It is not clear when a flat address space larger than 64 bits will be required. At the time of writing, the fastest supercomputer in the world as measured by the Top500 benchmark had over 1 PB of DRAM, and would require over 50 bits of address space if all the DRAM resided in a single address space. Some warehouse-scale computers already contain even larger quantities of DRAM, and new dense solid-state non-volatile memories and fast interconnect technologies
might drive a demand for even larger memory spaces. Exascale systems research is targeting 100 PB memory systems, which occupy 57 bits of address space. At historic rates of growth, it is possible that greater than 64 bits of address space might be required before 2030.
Key point, and that's a huge "if". All large systems are NUMA, and trying to treat that like a uniform address space will be absolutely horrible because of the extreme latencies that arise.

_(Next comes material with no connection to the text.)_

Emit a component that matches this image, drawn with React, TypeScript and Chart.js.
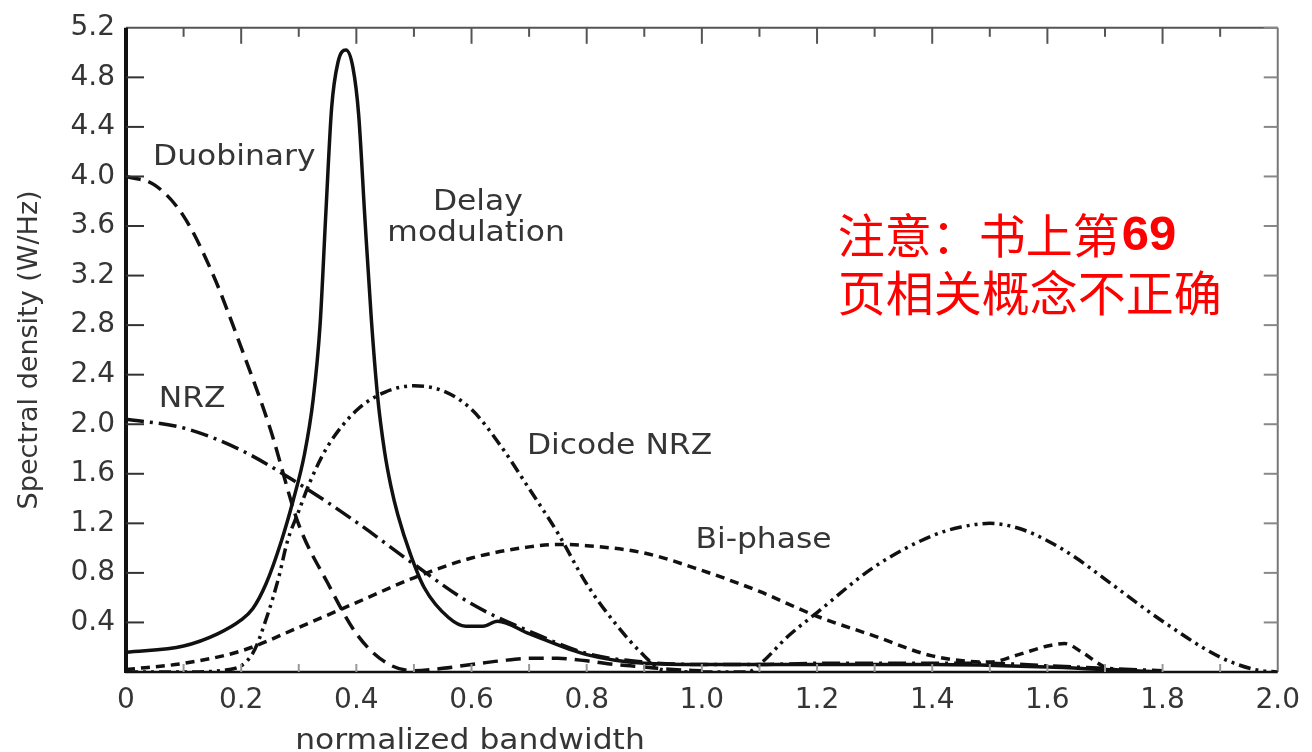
import React, { useEffect, useRef } from 'react';
import { Chart, registerables } from 'chart.js';

Chart.register(...registerables);

// ---------- data ----------
const duobinaryX = [0, 0.05, 0.1, 0.15, 0.2, 0.25, 0.3, 0.35, 0.4, 0.45, 0.5, 0.55, 0.6, 0.65, 0.7, 0.75, 0.8, 0.85, 0.9, 0.95, 1.0];
const duobinaryY = [4.0, 3.93, 3.68, 3.22, 2.62, 1.97, 1.19, 0.72, 0.31, 0.08, 0.01, 0.03, 0.06, 0.09, 0.11, 0.11, 0.09, 0.06, 0.04, 0.02, 0.01];

const delayX = [0, 0.1, 0.16, 0.2, 0.22, 0.243, 0.27, 0.29, 0.31, 0.325, 0.337, 0.347, 0.357, 0.368, 0.382, 0.394, 0.404, 0.415, 0.426, 0.437, 0.449, 0.46, 0.472, 0.494, 0.518, 0.56, 0.59, 0.62, 0.645, 0.7, 0.8, 0.9, 1.0, 1.2, 1.4, 1.6, 1.7, 1.8];
const delayY = [0.16, 0.21, 0.31, 0.42, 0.51, 0.71, 1.06, 1.38, 1.76, 2.2, 2.8, 3.7, 4.55, 4.92, 5.02, 4.88, 4.5, 3.65, 2.85, 2.22, 1.78, 1.5, 1.27, 0.95, 0.68, 0.44, 0.37, 0.37, 0.41, 0.31, 0.14, 0.07, 0.06, 0.06, 0.06, 0.04, 0.02, 0.0];

const nrzX = [0, 0.1, 0.2, 0.3, 0.4, 0.5, 0.6, 0.7, 0.8, 0.9, 1.0, 1.1, 1.2, 1.3, 1.4, 1.5, 1.6, 1.7, 1.8];
const nrzY = [2.04, 1.97, 1.79, 1.52, 1.21, 0.87, 0.55, 0.33, 0.15, 0.08, 0.06, 0.06, 0.07, 0.07, 0.07, 0.07, 0.05, 0.03, 0.01];

const dicodeX = [0, 0.1, 0.18, 0.22, 0.245, 0.265, 0.28, 0.3, 0.32, 0.35, 0.4, 0.45, 0.5, 0.55, 0.6, 0.65, 0.7, 0.75, 0.8, 0.85, 0.9, 0.93, 1.0, 1.08, 1.1, 1.15, 1.2, 1.3, 1.4, 1.45, 1.5, 1.55, 1.6, 1.65, 1.7, 1.8, 1.9, 1.96, 2.0];
const dicodeY = [0, 0, 0.02, 0.15, 0.45, 0.76, 1.05, 1.3, 1.54, 1.82, 2.11, 2.26, 2.31, 2.27, 2.12, 1.83, 1.48, 1.12, 0.71, 0.39, 0.13, 0.02, 0, 0, 0.06, 0.29, 0.48, 0.85, 1.1, 1.17, 1.2, 1.16, 1.06, 0.92, 0.75, 0.41, 0.12, 0.02, 0];

const biphaseX = [0, 0.1, 0.2, 0.3, 0.4, 0.5, 0.6, 0.7, 0.75, 0.8, 0.9, 1.0, 1.1, 1.2, 1.3, 1.4, 1.5, 1.55, 1.6, 1.63, 1.66, 1.7, 1.75];
const biphaseY = [0.02, 0.07, 0.17, 0.36, 0.56, 0.76, 0.92, 1.01, 1.03, 1.02, 0.96, 0.82, 0.65, 0.45, 0.29, 0.13, 0.08, 0.14, 0.21, 0.23, 0.16, 0.04, 0.0];

const xTickValues = [0, 0.2, 0.4, 0.6, 0.8, 1.0, 1.2, 1.4, 1.6, 1.8, 2.0];
const xTickLabels = ['0', '0.2', '0.4', '0.6', '0.8', '1.0', '1.2', '1.4', '1.6', '1.8', '2.0'];
const yTickValues = [0.4, 0.8, 1.2, 1.6, 2.0, 2.4, 2.8, 3.2, 3.6, 4.0, 4.4, 4.8, 5.2];
const yTickLabels = ['0.4', '0.8', '1.2', '1.6', '2.0', '2.4', '2.8', '3.2', '3.6', '4.0', '4.4', '4.8', '5.2'];
const minorXTicks = [0.1, 0.2, 0.3, 0.4, 0.5, 0.6, 0.7, 0.8, 0.9, 1.0, 1.1, 1.2, 1.3, 1.4, 1.5, 1.6, 1.7, 1.8, 1.9];

const xTitle = 'normalized bandwidth';
const yTitle = 'Spectral density (W/Hz)';

// curve labels: [text, x value, y value]
const curveLabels: [string, number, number][] = [
  ['Duobinary', 0.188, 4.15],
  ['Delay', 0.611, 3.79],
  ['modulation', 0.608, 3.54],
  ['NRZ', 0.115, 2.2],
  ['Dicode NRZ', 0.857, 1.82],
  ['Bi-phase', 1.107, 1.06],
];

const noteLine1a = '注意：书上第';
const noteLine1b = '69';
const noteLine2 = '页相关概念不正确';

const pts = (xs: number[], ys: number[]) => xs.map((x, i) => ({ x, y: ys[i] }));

const INK = '#111';
const TEXT = '#353535';

function stretchedText(ctx: CanvasRenderingContext2D, text: string, x: number, y: number, stretch: number) {
  ctx.save();
  ctx.translate(x, y);
  ctx.scale(stretch, 1);
  ctx.fillText(text, 0, 0);
  ctx.restore();
}

const decorPlugin = {
  id: 'decor',
  afterDatasetsDraw(chart: any) {
    const { ctx, chartArea } = chart;
    const { left, right, top, bottom } = chartArea;
    const xs = chart.scales.x;
    const ys = chart.scales.y;
    ctx.save();
    // frame
    ctx.lineCap = 'butt';
    ctx.strokeStyle = '#555';
    ctx.lineWidth = 2;
    ctx.beginPath();
    ctx.moveTo(left, top);
    ctx.lineTo(right, top);
    ctx.stroke();
    ctx.strokeStyle = '#777';
    ctx.beginPath();
    ctx.moveTo(right, top);
    ctx.lineTo(right, bottom);
    ctx.stroke();
    ctx.strokeStyle = INK;
    ctx.lineWidth = 2.5;
    ctx.beginPath();
    ctx.moveTo(left - 1, bottom);
    ctx.lineTo(right, bottom);
    ctx.stroke();
    ctx.lineWidth = 4;
    ctx.beginPath();
    ctx.moveTo(left, top);
    ctx.lineTo(left, bottom + 1);
    ctx.stroke();

    // inner ticks
    ctx.lineWidth = 2;
    ctx.strokeStyle = '#333';
    yTickValues.forEach((v) => {
      const py = ys.getPixelForValue(v);
      if (v < 5.2) {
        ctx.beginPath();
        ctx.moveTo(left, py);
        ctx.lineTo(left + 18, py);
        ctx.stroke();
      }
    });
    ctx.strokeStyle = '#888';
    yTickValues.forEach((v) => {
      const py = ys.getPixelForValue(v);
      ctx.beginPath();
      ctx.moveTo(right, py);
      ctx.lineTo(right - 14, py);
      ctx.stroke();
    });
    minorXTicks.forEach((v, i) => {
      const px = xs.getPixelForValue(v);
      const major = i % 2 === 1;
      ctx.strokeStyle = '#555';
      ctx.beginPath();
      ctx.moveTo(px, top);
      ctx.lineTo(px, top + (major ? 16 : 9));
      ctx.stroke();
      ctx.strokeStyle = '#999';
      ctx.beginPath();
      ctx.moveTo(px, bottom);
      ctx.lineTo(px, bottom - 8);
      ctx.stroke();
    });

    // curve labels
    ctx.fillStyle = TEXT;
    ctx.font = '28px "DejaVu Sans"';
    ctx.textAlign = 'center';
    ctx.textBaseline = 'middle';
    curveLabels.forEach(([t, vx, vy]) => {
      stretchedText(ctx, t, xs.getPixelForValue(vx), ys.getPixelForValue(vy), 1.12);
    });

    // axis titles
    stretchedText(ctx, xTitle, left + 344, bottom + 70, 1.12);
    ctx.save();
    ctx.translate(30, (top + bottom) / 2);
    ctx.rotate(-Math.PI / 2);
    ctx.font = '27px "DejaVu Sans"';
    ctx.fillText(yTitle, 0, 0);
    ctx.restore();

    // red note
    ctx.fillStyle = '#ff0000';
    ctx.textAlign = 'left';
    const nx = xs.getPixelForValue(1.236);
    ctx.font = '47px "Noto Sans CJK SC"';
    const y1 = ys.getPixelForValue(3.53);
    ctx.fillText(noteLine1a, nx, y1);
    const w1 = ctx.measureText(noteLine1a).width;
    ctx.font = 'bold 49px "Liberation Sans"';
    ctx.fillText(noteLine1b, nx + w1 + 2, y1 + 2);
    ctx.font = '48px "Noto Sans CJK SC"';
    ctx.fillText(noteLine2, nx, ys.getPixelForValue(3.06));
    ctx.restore();
  },
};

export default function App() {
  const ref = useRef<HTMLCanvasElement | null>(null);
  useEffect(() => {
    document.body.style.margin = '0';
    const canvas = ref.current;
    if (!canvas) return;
    const ds = (label: string, xs: number[], ys: number[], dash: number[], width: number) => ({
      label,
      data: pts(xs, ys),
      showLine: true,
      borderColor: INK,
      backgroundColor: INK,
      borderWidth: width,
      borderDash: dash,
      pointRadius: 0,
      tension: 0.4,
      cubicInterpolationMode: 'monotone' as const,
      fill: false,
    });
    const chart = new Chart(canvas, {
      type: 'scatter',
      data: {
        datasets: [
          ds('Duobinary', duobinaryX, duobinaryY, [15, 8], 3.5),
          ds('Delay modulation', delayX, delayY, [], 3.5),
          ds('NRZ', nrzX, nrzY, [18, 6, 3, 6], 3.5),
          ds('Dicode NRZ', dicodeX, dicodeY, [12, 5, 3, 5, 3, 5], 3.5),
          ds('Bi-phase', biphaseX, biphaseY, [9, 6], 3.5),
        ],
      },
      options: {
        responsive: false,
        animation: false,
        devicePixelRatio: 1,
        layout: { padding: { left: 0, right: 24, top: 22, bottom: 0 } },
        plugins: { legend: { display: false }, tooltip: { enabled: false } },
        scales: {
          x: {
            type: 'linear',
            min: 0,
            max: 2,
            grid: { display: false, drawTicks: false },
            border: { display: false },
            afterBuildTicks: (s: any) => {
              s.ticks = xTickValues.map((v) => ({ value: v }));
            },
            afterFit: (s: any) => {
              s.height = 80;
            },
            ticks: {
              autoSkip: false,
              maxRotation: 0,
              padding: 12,
              color: TEXT,
              font: { family: 'DejaVu Sans', size: 28 },
              callback: (_v: any, i: number) => xTickLabels[i],
            },
          },
          y: {
            type: 'linear',
            min: 0,
            max: 5.2,
            grid: { display: false, drawTicks: false },
            border: { display: false },
            afterBuildTicks: (s: any) => {
              s.ticks = yTickValues.map((v) => ({ value: v }));
            },
            afterFit: (s: any) => {
              s.width = 126;
            },
            ticks: {
              autoSkip: false,
              padding: 11,
              color: TEXT,
              font: { family: 'DejaVu Sans', size: 28 },
              callback: (_v: any, i: number) => yTickLabels[i],
            },
          },
        },
      },
      plugins: [decorPlugin],
    });
    return () => chart.destroy();
  }, []);
  return (
    <div style={{ position: 'fixed', left: 0, top: 0, width: 1312, height: 752, background: '#fff' }}>
      <canvas ref={ref} width={1312} height={752} style={{ display: 'block' }} />
    </div>
  );
}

You're correct of course, but I wanted to point out that people shouldn't dismiss everything >64 bit out of hand based on this reasoning. There are architectures that can make use of those extra bits, and not just for addressing a universe of RAM. The Transmeta processors weren't perfect or anything, but there's merit in the VLIW approach. The first generation Crusoe chip was a 128 bit part, and the second was 256 bit; this was a decade ago, in chips designed for ultra-light consumer laptops. As I understand it, some key people from Transmeta ended up at P.A. Semi, which of course was acquired by Apple in 2008. I wouldn't be at all surprised if we're talking about VLIW architectures again by 2016 or at least 2020.
2) Yes Transmeta was VLIW internally, but I see that as an implementation-detail over other forms of superscalar; either way you have a linear stream of instructions generated by the compiler, with hardware turning that into parallel execution by the CPU at runtime. Calling that "VLIW" is about as interesting as calling a modern x86 "RISC."
Most numa machines are single address space, and it's a very handy thing to have. You can run general pupouse code on the machine for things that are not perf critical but need to get done.
A choice quote:
It is not clear when a flat address space larger than 64 bits will be required. At the time of writing, the fastest supercomputer in the world as measured by the Top500 benchmark had over 1 PB of DRAM, and would require over 50 bits of address space if all the DRAM resided in a single address space. Some warehouse-scale computers already contain even larger quantities of DRAM, and new dense solid-state non-volatile memories and fast interconnect technologies might drive a demand for even larger memory spaces. Exascale systems research is targeting 100 PB memory systems, which occupy 57 bits of address space. At historic rates of growth, it is possible that greater than 64 bits of address space might be required before 2030.